PROVO — Sarah Turner trusted her husband with her life. Little did she know Paul Turner wanted to see her dead.

A shocked Sarah Turner learned in October that her husband, a Brigham Young University student and employee at the LDS Church's Missionary Training Center, tried repeatedly to poison her and their unborn child.

Sarah Turner's life was turned upside down the day police informed her that Paul Turner harbored a dark secret — an addiction to Internet pornography that drove him to try to kill her rather than face her scorn.

On Thursday, 4th District Court Judge Anthony Schofield sentenced Paul Turner, charged with four felony counts of attempted aggravated murder, to serve up to 15 years in prison.

Prosecutors called Paul Turner an "enigma."

On the outside, he appeared to be a a churchgoing student who worked hard to support his young family.

Yet, Paul Turner tried to hide his porn-viewing habit from his family, friends and church leaders.

Utah County prosecutors said Paul Turner's MTC boss once confronted him with evidence Turner downloaded pornography at work.
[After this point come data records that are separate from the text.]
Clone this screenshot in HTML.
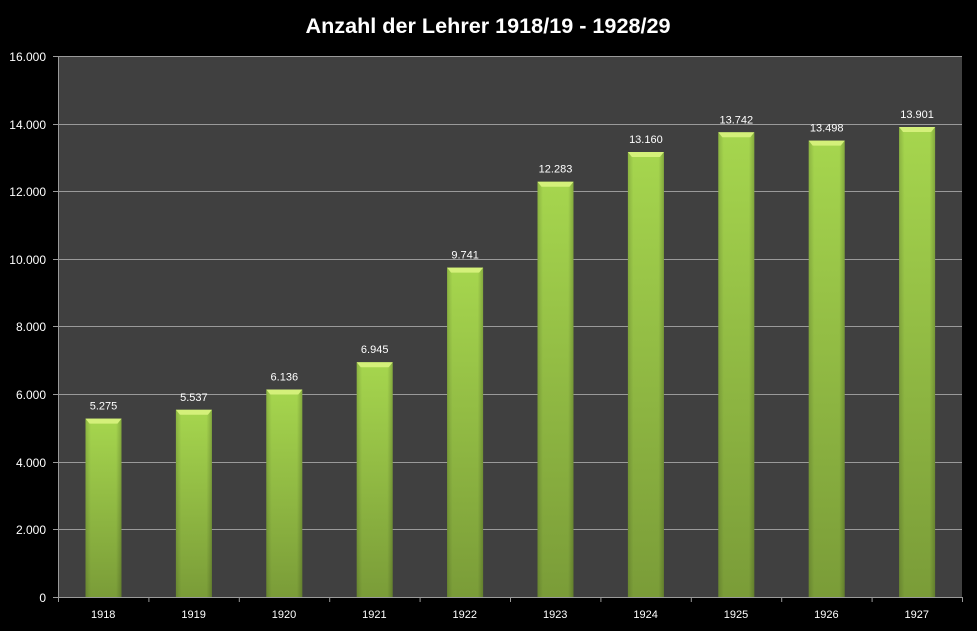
<!DOCTYPE html>
<html><head><meta charset="utf-8"><style>html,body{margin:0;padding:0;background:#000;}svg{display:block}</style></head>
<body>
<svg width="977" height="631" xmlns="http://www.w3.org/2000/svg" font-family="Liberation Sans, sans-serif">
<defs>
<linearGradient id="g" x1="0" y1="0" x2="0" y2="1">
<stop offset="0" stop-color="#a6d64e"/><stop offset="1" stop-color="#7a9c38"/>
</linearGradient>
<linearGradient id="h" x1="0" y1="0" x2="1" y2="0">
<stop offset="0" stop-color="#000" stop-opacity="0.15"/><stop offset="0.15" stop-color="#000" stop-opacity="0"/><stop offset="0.85" stop-color="#000" stop-opacity="0"/><stop offset="1" stop-color="#000" stop-opacity="0.2"/>
</linearGradient>
</defs>
<rect width="977" height="631" fill="#000"/>
<text x="488" y="33" fill="#fff" font-size="21" font-weight="bold" text-anchor="middle" textLength="365" lengthAdjust="spacingAndGlyphs">Anzahl der Lehrer 1918/19  - 1928/29</text>
<rect x="58" y="56" width="904" height="541" fill="#404040"/>
<g stroke="#9a9a9a" stroke-width="1">
<line x1="53" y1="56.5" x2="962" y2="56.5"/>
<line x1="53" y1="124.5" x2="962" y2="124.5"/>
<line x1="53" y1="191.5" x2="962" y2="191.5"/>
<line x1="53" y1="259.5" x2="962" y2="259.5"/>
<line x1="53" y1="326.5" x2="962" y2="326.5"/>
<line x1="53" y1="394.5" x2="962" y2="394.5"/>
<line x1="53" y1="462.5" x2="962" y2="462.5"/>
<line x1="53" y1="529.5" x2="962" y2="529.5"/>
<line x1="53" y1="597.5" x2="962" y2="597.5"/>
<line x1="58.5" y1="56" x2="58.5" y2="602"/>
<line x1="148.9" y1="597" x2="148.9" y2="602"/>
<line x1="239.3" y1="597" x2="239.3" y2="602"/>
<line x1="329.7" y1="597" x2="329.7" y2="602"/>
<line x1="420.1" y1="597" x2="420.1" y2="602"/>
<line x1="510.5" y1="597" x2="510.5" y2="602"/>
<line x1="600.9" y1="597" x2="600.9" y2="602"/>
<line x1="691.3" y1="597" x2="691.3" y2="602"/>
<line x1="781.7" y1="597" x2="781.7" y2="602"/>
<line x1="872.1" y1="597" x2="872.1" y2="602"/>
<line x1="962.5" y1="597" x2="962.5" y2="602"/>
</g>
<g fill="#fff" font-size="12" text-anchor="end">
<text x="46" y="61">16.000</text><text x="46" y="129">14.000</text><text x="46" y="196">12.000</text><text x="46" y="264">10.000</text><text x="46" y="331">8.000</text><text x="46" y="399">6.000</text><text x="46" y="467">4.000</text><text x="46" y="534">2.000</text><text x="46" y="602">0</text>
</g>

<g transform="translate(85.5,418.6)"><rect width="36" height="178.4" fill="url(#g)"/><rect width="36" height="178.4" fill="url(#h)"/><polygon points="0,0 36,0 32,5 4,5" fill="#d4f07a"/></g>
<g transform="translate(175.9,409.8)"><rect width="36" height="187.2" fill="url(#g)"/><rect width="36" height="187.2" fill="url(#h)"/><polygon points="0,0 36,0 32,5 4,5" fill="#d4f07a"/></g>
<g transform="translate(266.3,389.5)"><rect width="36" height="207.5" fill="url(#g)"/><rect width="36" height="207.5" fill="url(#h)"/><polygon points="0,0 36,0 32,5 4,5" fill="#d4f07a"/></g>
<g transform="translate(356.7,362.2)"><rect width="36" height="234.8" fill="url(#g)"/><rect width="36" height="234.8" fill="url(#h)"/><polygon points="0,0 36,0 32,5 4,5" fill="#d4f07a"/></g>
<g transform="translate(447.1,267.6)"><rect width="36" height="329.4" fill="url(#g)"/><rect width="36" height="329.4" fill="url(#h)"/><polygon points="0,0 36,0 32,5 4,5" fill="#d4f07a"/></g>
<g transform="translate(537.5,181.7)"><rect width="36" height="415.3" fill="url(#g)"/><rect width="36" height="415.3" fill="url(#h)"/><polygon points="0,0 36,0 32,5 4,5" fill="#d4f07a"/></g>
<g transform="translate(627.9,152.0)"><rect width="36" height="445.0" fill="url(#g)"/><rect width="36" height="445.0" fill="url(#h)"/><polygon points="0,0 36,0 32,5 4,5" fill="#d4f07a"/></g>
<g transform="translate(718.3,132.3)"><rect width="36" height="464.7" fill="url(#g)"/><rect width="36" height="464.7" fill="url(#h)"/><polygon points="0,0 36,0 32,5 4,5" fill="#d4f07a"/></g>
<g transform="translate(808.7,140.6)"><rect width="36" height="456.4" fill="url(#g)"/><rect width="36" height="456.4" fill="url(#h)"/><polygon points="0,0 36,0 32,5 4,5" fill="#d4f07a"/></g>
<g transform="translate(899.1,127.0)"><rect width="36" height="470.0" fill="url(#g)"/><rect width="36" height="470.0" fill="url(#h)"/><polygon points="0,0 36,0 32,5 4,5" fill="#d4f07a"/></g>

<g fill="#fff" font-size="11" text-anchor="middle">
<text x="103.5" y="409.6">5.275</text>
<text x="193.9" y="400.8">5.537</text>
<text x="284.3" y="380.5">6.136</text>
<text x="374.7" y="353.2">6.945</text>
<text x="465.1" y="258.6">9.741</text>
<text x="555.5" y="172.7">12.283</text>
<text x="645.9" y="143.0">13.160</text>
<text x="736.3" y="123.3">13.742</text>
<text x="826.7" y="131.6">13.498</text>
<text x="917.1" y="118.0">13.901</text>
</g>
<g fill="#fff" font-size="11" text-anchor="middle">
<text x="103.2" y="618">1918</text>
<text x="193.6" y="618">1919</text>
<text x="284" y="618">1920</text>
<text x="374.4" y="618">1921</text>
<text x="464.8" y="618">1922</text>
<text x="555.2" y="618">1923</text>
<text x="645.6" y="618">1924</text>
<text x="736" y="618">1925</text>
<text x="826.4" y="618">1926</text>
<text x="916.8" y="618">1927</text>
</g>
</svg>
</body></html>
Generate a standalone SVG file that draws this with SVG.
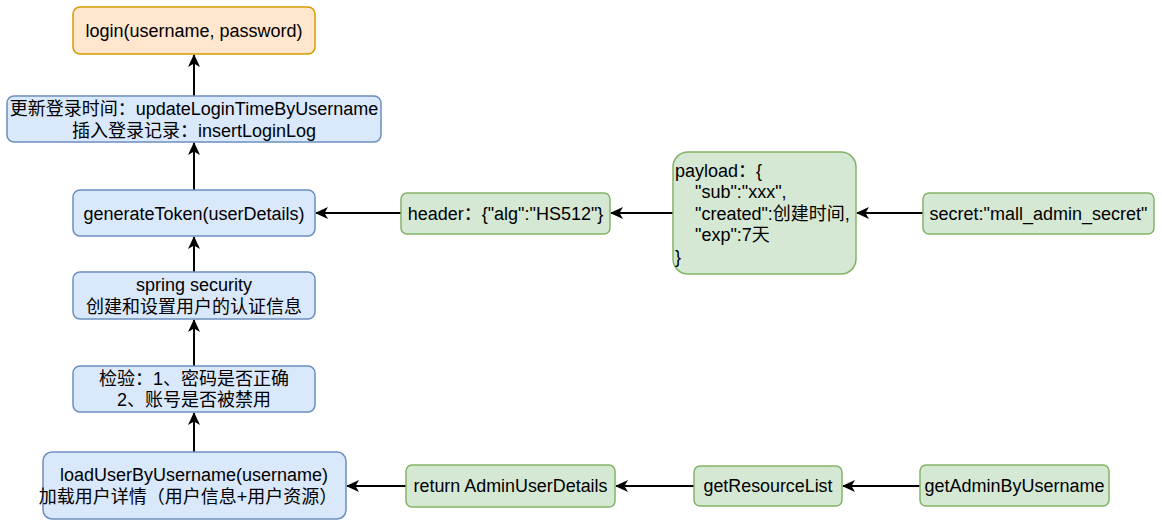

Turner denied responsibility.

"He is an enigma to me," said Deputy Utah County Attorney Jeff Buhman. "He is different and unusual from all the other defendants that we usually deal with. There's no rational explanation for his actions."

Paul Turner's story unraveled in October.

Paul Turner, feeling guilt over the attempts to kill his wife, approached his Mormon bishop and confessed.

Police say the ecclesiastical leader encouraged Paul Turner to turn himself in to police. He followed the advice.

Paul Turner told police he tried to kill his wife by making cookies and a sandwich, each laced with rat poison.

When that didn't work, he switched the injection medication she was taking for her pregnancy with fish-tank cleaner. He also made spaghetti sauce using what he believed were poisonous mushrooms.

Police also say Turner visited Web sites that told Internet visitors how to hire a hit man.

"I believe that he was fully aware of what he was doing. He tried to kill me and my child," Sarah Turner said during a hearing Wednesday in Provo.

As she spoke, her ex-husband began to cry.

Psychological reports indicate that Turner is "impulsive" and "dangerously addicted to pornography," Buhman said.

But exams show Turner shows no sign of mental illness.

Tom Means, a public-defense attorney assigned to represent Paul Turner, begged the judge for leniency.

Means reminded the judge that Turner confessed to a crime police never would have uncovered.

In addition, he said, Paul Turner had no past criminal history.

Turner's father, Kay Turner, also urged the court to help his son get the help he needs to join society again.

"Tragedy has been the result of this occurrence," Schofield said, referring to all parties involved in the Turner case. "Truly these folks have suffered tragedy."

Schofield, who ultimately deemed Paul Turner a threat to society, gave Paul Turner 257 days credit for the time he's already spent in jail.

Schofield said he will recommend to Utah's State Board of Pardons that Paul Turner be provided therapy and given credit for turning himself in to police.

Outside court, Sarah Turner and family members declined additional comment.

Sarah Turner, who publicly forgave her ex-husband during Wednesday's hearing, filed for divorce in April.

During a divorce hearing, Paul Turner surrendered parental rights to his daughter.